Is it my imagination, or is the Celandine particularly rampant this year?
This is a very difficult weed to deal with, mainly because of the small tubers that form under the soil at the base, and that tend to break off and lose themselves in the soil when you dig up the plants.

You can see these in the picture to the right. The RHS refers to these tubers as ‘tubercles’, which sounds a bit like a disease. And I can tell you that, faced with a patch of ground that’s covered in Celandine, it feels a bit like a disease too! You can never dig all of them out without leaving some of the tubercles behind, and if you’re not careful, by digging, you can turn a small colony into an infestation.

Mulching may well be the best organic approach to control. The RHS recommends a 10cm layer of organic material, but warns that this may not fully eradicate them. Membrane, with organic material over the top might be more effective. Although I know of at least one garden that has been mulched with heavy plastic, with gravel over the top (not my doing) where the celandine is pushing up forcibly around the edges, and at the base of the roses that were planted through the plastic.

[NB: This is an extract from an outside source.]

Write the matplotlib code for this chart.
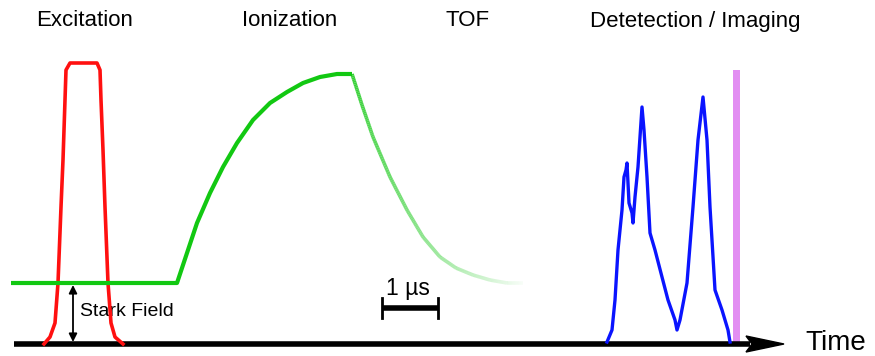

If you’re happy to poison your soil, you could always douse the effected areas with glyphosate every spring.

The RHS encyclopaedia says Celandine is ‘good for a wild garden’. I must admit I’m a bit prejudiced against that because, with a few notable exceptions (such as Daffodils), yellow isn’t my favourite colour in the garden. But perhaps we shouldn’t get too worked up about this little plant. It’s easy to panic when you see a carpet of the stuff where you’d intended to have cultivated plants. But Celandine provides good ground cover, colour (albeit yellow) at a time when that can be in short supply, and by early summer it’s died back so as you’d never know it had been there. Maybe the easiest option is to learn to love it!

The Sleeping Garden

Skeletal Achillea

Actually gardens (like money) never sleep. They may doze, but they’ve always got one eye half open, even if most of the plants are in hibernation. The weeds rarely stop entirely. In fact I’ve just done my first full-on weeding session of the year, for one of my customers whose borders had been invaded by a fine crop of annual weeds. Did no-one tell them it’s winter? Fortunately I managed to get most of the work done before the rain really set in (but it wasn’t pleasant out there).

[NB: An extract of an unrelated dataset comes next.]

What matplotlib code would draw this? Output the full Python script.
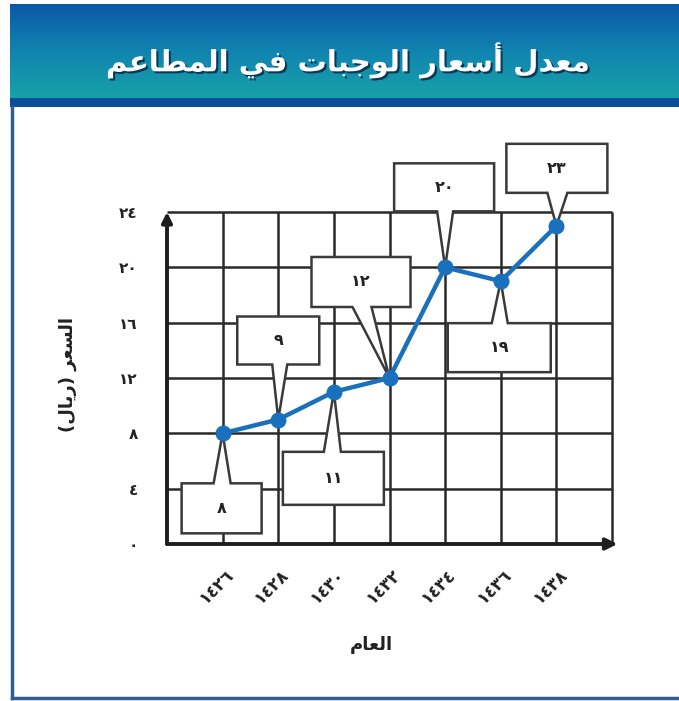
import numpy as np
import matplotlib
matplotlib.use("Agg")
import matplotlib.pyplot as plt
from matplotlib.patches import Polygon, Rectangle
from matplotlib.lines import Line2D
from matplotlib.colors import LinearSegmentedColormap
import matplotlib.transforms as mtransforms
import matplotlib.patheffects as pe

# ---------------- data ----------------
years = [1426, 1428, 1430, 1432, 1434, 1436, 1438]
prices = [8, 9, 11, 12, 20, 19, 23]
value_labels = ["٨", "٩", "١١", "١٢", "٢٠", "١٩", "٢٣"]
year_labels = ["١٤٢٦", "١٤٢٨", "١٤٣٠", "١٤٣٢", "١٤٣٤", "١٤٣٦", "١٤٣٨"]
y_ticks = [0, 4, 8, 12, 16, 20, 24]
y_tick_labels = ["٠", "٤", "٨", "١٢", "١٦", "٢٠", "٢٤"]
title_text = "معدل أسعار الوجبات في المطاعم"
x_title = "العام"
y_title = "السعر (ريال)"

# ---------------- simple Arabic shaping ----------------
FORMS = {
    'ا': ('\uFE8D', '\uFE8E', None, None),
    'أ': ('\uFE83', '\uFE84', None, None),
    'ب': ('\uFE8F', '\uFE90', '\uFE91', '\uFE92'),
    'ت': ('\uFE95', '\uFE96', '\uFE97', '\uFE98'),
    'ج': ('\uFE9D', '\uFE9E', '\uFE9F', '\uFEA0'),
    'د': ('\uFEA9', '\uFEAA', None, None),
    'ر': ('\uFEAD', '\uFEAE', None, None),
    'س': ('\uFEB1', '\uFEB2', '\uFEB3', '\uFEB4'),
    'ط': ('\uFEC1', '\uFEC2', '\uFEC3', '\uFEC4'),
    'ع': ('\uFEC9', '\uFECA', '\uFECB', '\uFECC'),
    'ف': ('\uFED1', '\uFED2', '\uFED3', '\uFED4'),
    'ل': ('\uFEDD', '\uFEDE', '\uFEDF', '\uFEE0'),
    'م': ('\uFEE1', '\uFEE2', '\uFEE3', '\uFEE4'),
    'و': ('\uFEED', '\uFEEE', None, None),
    'ي': ('\uFEF1', '\uFEF2', '\uFEF3', '\uFEF4'),
}
MIRROR = {'(': ')', ')': '('}


def shape(text):
    out = []
    n = len(text)
    for i, c in enumerate(text):
        if c not in FORMS:
            out.append(MIRROR.get(c, c))
            continue
        prev = text[i - 1] if i > 0 else ''
        nxt = text[i + 1] if i < n - 1 else ''
        jp = prev in FORMS and FORMS[prev][2] is not None
        jn = nxt in FORMS and FORMS[c][2] is not None
        iso, fin, ini, med = FORMS[c]
        if jp and jn:
            out.append(med)
        elif jp:
            out.append(fin)
        elif jn:
            out.append(ini)
        else:
            out.append(iso)
    return ''.join(reversed(out))


# ---------------- layout ----------------
W, H = 679, 701
fig = plt.figure(figsize=(W / 100, H / 100), dpi=100)
fig.patch.set_facecolor('white')

# header band with gradient
hdr = fig.add_axes([10 / W, 1 - 98 / H, 669 / W, 94 / H])
grad = np.linspace(0, 1, 256).reshape(-1, 1)
cmap = LinearSegmentedColormap.from_list('hdr', ['#0b58a6', '#1184b0', '#17a2a8'])
hdr.imshow(grad, aspect='auto', cmap=cmap, extent=[0, 1, 0, 1], origin='upper')
hdr.set_axis_off()
hdr.text(0.505, 0.40, shape(title_text), ha='center', va='center', color='white',
         fontsize=21, fontweight='bold', family='DejaVu Sans',
         path_effects=[pe.SimplePatchShadow(offset=(1.5, -1.5), shadow_rgbFace='#05304f', alpha=0.9),
                       pe.Normal()])
fig.add_artist(Rectangle((10 / W, 1 - 107 / H), 669 / W, 9 / H, transform=fig.transFigure,
                         facecolor='#0a4e98', edgecolor='none'))

# frame lines
fig.add_artist(Line2D([12 / W, 12 / W], [1 - 107 / H, 1 - 698 / H], transform=fig.transFigure,
                      color='#2f5f8e', lw=2.5))
fig.add_artist(Line2D([12 / W, 1], [1 - 698 / H, 1 - 698 / H], transform=fig.transFigure,
                      color='#2f5f8e', lw=2.5))

# main axes
x0, x1, ytop, ybot = 167, 612, 212, 544
ax = fig.add_axes([x0 / W, 1 - ybot / H, (x1 - x0) / W, (ybot - ytop) / H])
ax.set_xlim(1424, 1440)
ax.set_ylim(0, 24)
for s in ax.spines.values():
    s.set_visible(False)
ax.set_facecolor('none')

grid_color = '#2a2a2a'
ax.vlines(np.arange(1426, 1441, 2), 0, 24, color=grid_color, lw=1.8, zorder=1, clip_on=False)
ax.hlines(y_ticks[1:], 1424, 1440, color=grid_color, lw=1.8, zorder=1, clip_on=False)

# axes with arrows
ax.annotate('', xy=(1440.2, 0), xytext=(1424, 0), xycoords='data',
            arrowprops=dict(arrowstyle='-|>', lw=2.8, color='#1e1e1e', mutation_scale=17,
                            shrinkA=0, shrinkB=0), annotation_clip=False, zorder=4)
ax.annotate('', xy=(1424, 24.0), xytext=(1424, 0), xycoords='data',
            arrowprops=dict(arrowstyle='-|>', lw=2.8, color='#1e1e1e', mutation_scale=15,
                            shrinkA=0, shrinkB=0), annotation_clip=False, zorder=4)

ax.set_xticks(years)
ax.set_xticklabels(year_labels, rotation=45, ha='right', va='center', rotation_mode='anchor',
                   fontsize=12, fontweight='bold', color='#222222', family='DejaVu Sans')
ax.set_yticks(y_ticks)
ax.set_yticklabels(y_tick_labels, fontsize=11, fontweight='bold', color='#222222',
                   family='DejaVu Sans')
ax.tick_params(axis='both', length=0)
ax.tick_params(axis='x', pad=20)
ax.tick_params(axis='y', pad=21)
shift = mtransforms.ScaledTranslation(8 / 100, 0, fig.dpi_scale_trans)
for lab in ax.get_xticklabels():
    lab.set_transform(lab.get_transform() + shift)

ax.set_xlabel(shape(x_title), fontsize=13, fontweight='bold', family='DejaVu Sans',
              color='#222222')
ax.xaxis.set_label_coords((371 - x0) / (x1 - x0), (ybot - 636) / (ybot - ytop))
ax.set_ylabel(shape(y_title), fontsize=13, fontweight='bold', family='DejaVu Sans',
              color='#222222')
ax.yaxis.set_label_coords((77 - x0) / (x1 - x0), (ybot - 374) / (ybot - ytop))

# data line
blue = '#1a70bd'
ax.plot(years, prices, color=blue, lw=3.2, marker='o', markersize=10.5, zorder=5,
        clip_on=False, solid_capstyle='round')

# callout boxes: (left, right, top, bottom, base0, base1) in pixels relative to the point
# (x to the right, y downward on the image)
callouts = [
    (-41, 39, 50, 100, -9, 8),
    (-41, 41, -103, -55, -6, 9),
    (-51, 50, 60, 113, -10, 7),
    (-78, 21, -121, -71, -37, -18),
    (-51, 49, -104, -56, -8, 8),
    (-53, 50, 42, 91, -9, 7),
    (-50, 51, -82, -33, -9, 11),
]
for xv, yv, lab, (l, r, t, b, b0, b1) in zip(years, prices, value_labels, callouts):
    trans = fig.dpi_scale_trans + mtransforms.ScaledTranslation(xv, yv, ax.transData)
    L, R, T, B = l / 100, r / 100, -t / 100, -b / 100
    B0, B1 = b0 / 100, b1 / 100
    if t > 0:  # box below the point: pointer rises from top edge
        verts = [(B0, T), (L, T), (L, B), (R, B), (R, T), (B1, T), (0, 0)]
    else:      # box above the point: pointer drops from bottom edge
        verts = [(B0, B), (L, B), (L, T), (R, T), (R, B), (B1, B), (0, 0)]
    poly = Polygon(verts, closed=True, transform=trans, facecolor='white',
                   edgecolor='#3a3a3a', lw=1.8, zorder=3, clip_on=False)
    ax.add_patch(poly)
    ax.text((L + R) / 2, (T + B) / 2, lab, transform=trans, ha='center', va='center',
            fontsize=11.5, fontweight='bold', color='#222222', family='DejaVu Sans',
            zorder=3.5, clip_on=False)

fig.savefig('out.png', dpi=100)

The other thing (or rather; things) that don’t stop for winter, are the slugs and snails. From now until the growing season really gets going is a critical time. There are plenty of slugs around, and on mild nights (and days, sometimes) they’re out and about, trying to feed. But there isn’t much for them to eat. So when your perennials, bulbs, etc. tentatively poke their heads above ground, they’re likely to be grazed off at the neck. It’s a battleground out there, and at this time of year the plants are heavily outnumbered.

A Meagre Catch

Time then, for us gardeners to deploy our special powers to even the odds. In my own garden, because I want to garden organically, I don’t use slug pellets. I have other solutions up my sleeve. In the growing season I go out at night and pick them off. Not every night – I have got a life, of sorts.  At this time of year, slug traps work well. You can pay a lot for manufactured slug traps, or you can make your own. I recycle yoghurt pots or, better still, shallow glass dishes, and cover them with scraps of stone, to keep the rain from washing the beer away.

Slug Cairn

Last year I got the pond dug, filled and planted (though I’m still working on the water feature) and it plays host to a healthy population of frogs, which eat their fare share of slugs. Although I’ve never seen them doing it. I can’t imagine them tackling a slug that’s almost as long as they are (imagine a frog getting that stuck in its throat!) but they’re invaluable for keeping down the smaller slugs. They certainly did a good job protecting the hostas around the pond in my last garden.

There are a few little joyous touches here and there amongst the barren soil and dead foliage. The Chaenomeles (Japanese quince) has already flowered well, and there are snowdrops and winter aconites. Some of the daffs aren’t that far off flowering, and nor, surprisingly, is the Ceanothus. I’d like to think spring isn’t far away, but I know there’s some very cold days to come before it arrives.